The wrongful death complaint filed by the family’s attorney is less focused on whether Officer Carruthers had a reasonable alternative at that moment, and more on the circumstances that lead to that point. 

“There was a breakdown, clearly, of the appropriate measures that would be taken for someone suffering from psychosis,” Brendan’s mother, Carol Reilly, told LexObserver. “It’s very troubling.”

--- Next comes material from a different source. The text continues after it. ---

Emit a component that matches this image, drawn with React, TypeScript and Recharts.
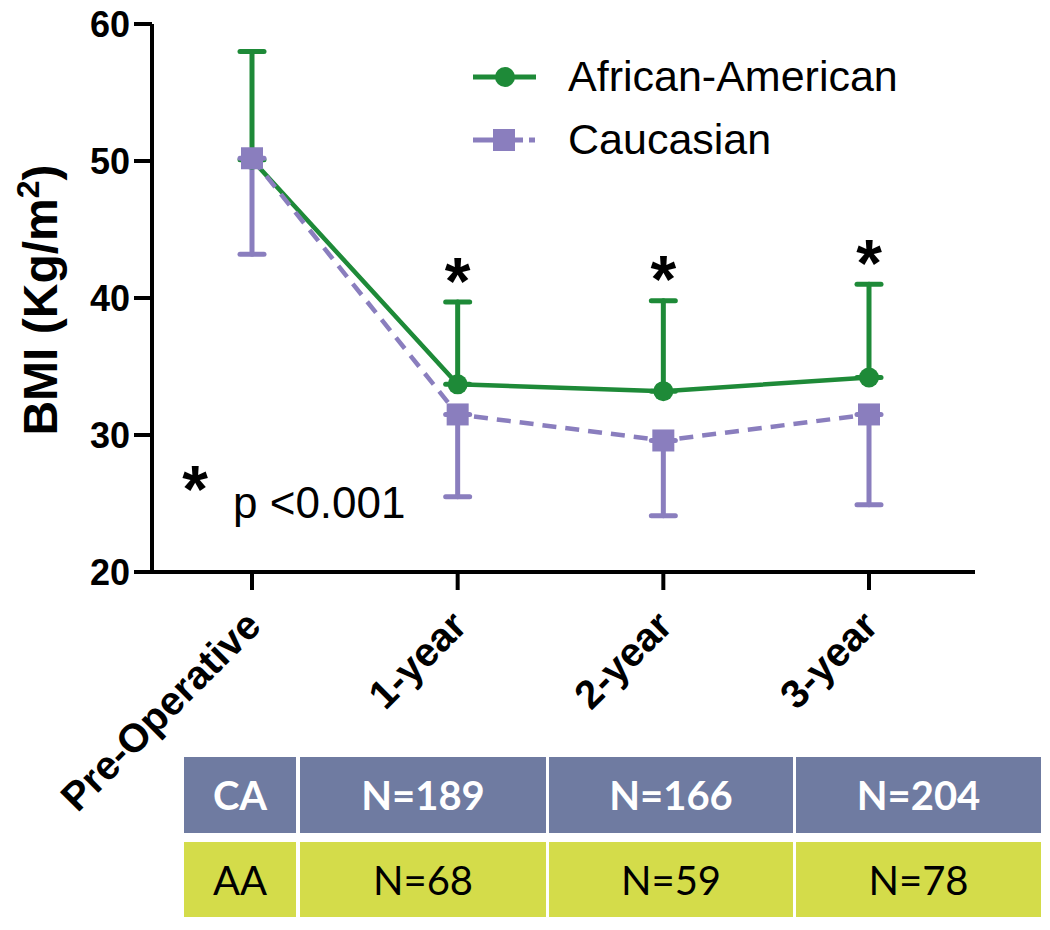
import React from 'react';
import { LineChart, Line, XAxis, YAxis, ErrorBar, LabelList, Legend } from 'recharts';

const categories = ['Pre-Operative', '1-year', '2-year', '3-year'];
const aaMean = [50.1, 33.7, 33.2, 34.2];
const aaSdUp = [7.9, 6.0, 6.6, 6.8];
const caMean = [50.2, 31.5, 29.6, 31.5];
const caSdDown = [7.0, 6.0, 5.5, 6.6];
const significant = [false, true, true, true];
const yTicks = [20, 30, 40, 50, 60];
const caCounts = [189, 166, 204];
const aaCounts = [68, 59, 78];

const GREEN = '#1E8A38';
const LAVENDER = '#8A7EBE';
const FONT = '"Liberation Sans", Arial, Helvetica, sans-serif';

const data = categories.map((name, i) => ({
  name,
  aa: aaMean[i],
  aaErr: [0, aaSdUp[i]],
  ca: caMean[i],
  caErr: [caSdDown[i], 0],
  // asterisk sits a little above the top of the AA whisker
  star: significant[i] ? aaMean[i] + aaSdUp[i] + 2.5 : null,
}));

const XTick = ({ x, y, payload }: any) => (
  <g transform={`translate(${x + 11},${y + 36})`}>
    <text
      transform="rotate(-45)"
      textAnchor="end"
      fontFamily={FONT}
      fontWeight="bold"
      fontSize={40}
      fill="#000"
    >
      {payload.value}
    </text>
  </g>
);

const StarLabel = ({ x, y, value }: any) => {
  if (value == null || x == null || y == null) return null;
  return (
    <text x={x} y={y + 36} textAnchor="middle" fontFamily={FONT} fontWeight="bold" fontSize={66} fill="#000">
      *
    </text>
  );
};

const SquareDot = ({ cx, cy, index }: any) => (
  <rect key={`sq-${index}`} x={cx - 11} y={cy - 11} width={22} height={22} fill={LAVENDER} />
);

const LegendBox = () => (
  <div style={{ fontFamily: FONT, fontSize: 43, color: '#000' }}>
    <div style={{ display: 'flex', alignItems: 'center', height: 63 }}>
      <svg width={95} height={30}>
        <line x1={0} y1={15} x2={63} y2={15} stroke={GREEN} strokeWidth={5} />
        <circle cx={32} cy={15} r={10} fill={GREEN} />
      </svg>
      <span>African-American</span>
    </div>
    <div style={{ display: 'flex', alignItems: 'center', height: 63 }}>
      <svg width={95} height={30}>
        <line x1={0} y1={15} x2={50} y2={15} stroke={LAVENDER} strokeWidth={5} />
        <line x1={56} y1={15} x2={62} y2={15} stroke={LAVENDER} strokeWidth={5} />
        <rect x={20} y={4} width={22} height={22} fill={LAVENDER} />
      </svg>
      <span>Caucasian</span>
    </div>
  </div>
);

const cellBase: React.CSSProperties = {
  position: 'absolute',
  display: 'flex',
  alignItems: 'center',
  justifyContent: 'center',
  fontFamily: 'Lato, "Open Sans", sans-serif',
  fontSize: 40,
};

const colLeft = [300, 549, 796];
const colWidth = [246, 244, 245];

export default function App() {
  return (
    <div style={{ position: 'absolute', left: 0, top: 0, width: 1050, height: 930, background: '#fff' }}>
      <LineChart width={1050} height={930} data={data} margin={{ top: 24, right: 75, bottom: 158, left: 0 }}>
        <XAxis
          dataKey="name"
          height={200}
          padding={{ left: 100, right: 106 }}
          axisLine={{ stroke: '#000', strokeWidth: 4 }}
          tickLine={{ stroke: '#000', strokeWidth: 4 }}
          tickSize={18}
          tick={<XTick />}
          interval={0}
        />
        <YAxis
          width={152}
          domain={[20, 60]}
          ticks={yTicks}
          axisLine={{ stroke: '#000', strokeWidth: 4 }}
          tickLine={{ stroke: '#000', strokeWidth: 4 }}
          tickSize={18}
          tickMargin={4}
          tick={{ fill: '#000', fontSize: 36, fontWeight: 'bold', fontFamily: FONT }}
        />
        <Legend
          layout="vertical"
          align="center"
          verticalAlign="middle"
          wrapperStyle={{ top: 45, left: 473, width: 520 }}
          content={<LegendBox />}
        />
        <Line
          dataKey="aa"
          name="African-American"
          stroke={GREEN}
          strokeWidth={4.5}
          dot={{ r: 10, fill: GREEN, stroke: GREEN, strokeWidth: 0 }}
          activeDot={false}
          isAnimationActive={false}
        >
          <ErrorBar dataKey="aaErr" direction="y" width={12} stroke={GREEN} strokeWidth={5} strokeLinecap="round" isAnimationActive={false} />
        </Line>
        <Line
          dataKey="ca"
          name="Caucasian"
          stroke={LAVENDER}
          strokeWidth={4.5}
          strokeDasharray="14 9"
          dot={<SquareDot />}
          activeDot={false}
          isAnimationActive={false}
        >
          <ErrorBar dataKey="caErr" direction="y" width={12} stroke={LAVENDER} strokeWidth={5} strokeLinecap="round" isAnimationActive={false} />
        </Line>
        <Line dataKey="star" stroke="none" dot={false} activeDot={false} legendType="none" isAnimationActive={false}>
          <LabelList dataKey="star" content={<StarLabel />} />
        </Line>
      </LineChart>

      <svg width={1050} height={930} style={{ position: 'absolute', left: 0, top: 0, pointerEvents: 'none' }}>
        <text
          transform="translate(57,300) rotate(-90)"
          textAnchor="middle"
          fontFamily={FONT}
          fontWeight="bold"
          fontSize={48}
          fill="#000"
        >
          BMI (Kg/m<tspan dy={-18} fontSize={32}>2</tspan><tspan dy={18}>)</tspan>
        </text>
        <text x={195} y={512} textAnchor="middle" fontFamily={FONT} fontWeight="bold" fontSize={66} fill="#000">*</text>
        <text x={233} y={518} fontFamily={FONT} fontSize={44} fill="#000">p &lt;0.001</text>
      </svg>

      <div style={{ ...cellBase, left: 184, top: 757, width: 112, height: 76, background: '#6F7BA1', color: '#fff', fontWeight: 'bold' }}>CA</div>
      <div style={{ ...cellBase, left: 184, top: 842, width: 112, height: 75, background: '#D4DC4A', color: '#000' }}>AA</div>
      {caCounts.map((n, i) => (
        <div key={`ca${i}`} style={{ ...cellBase, left: colLeft[i], top: 757, width: colWidth[i], height: 76, background: '#6F7BA1', color: '#fff', fontWeight: 'bold' }}>
          N={n}
        </div>
      ))}
      {aaCounts.map((n, i) => (
        <div key={`aa${i}`} style={{ ...cellBase, left: colLeft[i], top: 842, width: colWidth[i], height: 75, background: '#D4DC4A', color: '#000' }}>
          N={n}
        </div>
      ))}
    </div>
  );
}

The family argues that the officers were aware that Reilly suffered from mental health issues — the facility where he lived was familiar to local police, and some of the officers knew him by name from previous encounters — but did not employ proper techniques for dealing with people with mental illness. Rather than de-escalating the situation, the complaint says, officers yelled commands at Reilly and failed to bring a mental health provider to the scene to speak to him. The complaint points a finger at the Town for insufficient training and failing to have a social worker or mental health counselor available to respond to situations involving a mental health crisis.

The complaint also names Eliot Community Human Services, the organization that runs the group home where Reilly lived; Innovive Health, formerly knowns as Nizhoni Health Systems, a company that Eliot contracted with to deliver and administer medications to residents, and several individual health care providers who worked for Eliot or Nizhoni, for failing to provide proper care. Reilly’s medications, which are usually administered twice a day, were not administered on the afternoon of Feb. 11 or the morning of Feb. 12. As a result, “Brendan suffered a mental health crisis resulting in a police encounter, subsequent conscious pain and suffering, and death,” the complaint says. 

“We were always fearful for his safety, but not in my wildest dreams would I ever have thought that his life would be taken by police while he was in the middle of a psychiatric emergency,” Carol Reilly said. 

Carol says that she visited her son regularly and was well known to his caregivers. The home where he lived provided somewhat independent living; health care providers were supposed to check in twice a day and deliver medication. She always had extra medication on hand in case there was a problem, but no one called her that day to ask for her help in getting Reilly his medication or to try to talk him down from his agitated state. “The only call I received was from the hospital saying that he was deceased,” she said. 

“This tragedy was extremely upsetting to the entire Lexington community,” the Lexington Police Department said in a statement Tuesday. “Our thoughts are with the family of Mr. Reilly and all of the officers involved and their families.”

“The death of Brendan Reilly was tragic for everyone involved and resulted from a lethal confluence of factors: Reilly’s long standing mental illness, Reilly’s possession and threatened use of a dangerous weapon, and an unfortunate series of events leading to Officer Papia’s slip and fall,” the District Attorney’s report says. 

Since 2018, Middlesex County District Attorney Marian Ryan has requested a judicial inquest in every officer-involved shooting. Judge Michael Brennen conducted the inquest, which began in Dec. 2022 and concluded in March 2023. In addition to the final report released Friday, the transcripts of the proceedings, as well as exhibits including Ring video, an audio recording of a 911 call, and photos taken on the scene, were all made public. 

“This whole process for a year and a half has been quite tormenting,” Carol Reilly said. “There needs to be so much more awareness and training for all of our officials.”

“Let’s hope for change, that’s what’s really important,” she said.  

The complaint seeks monetary damages against each defendant “in an amount to be determined by a jury” as well as punitive damages against certain defendants.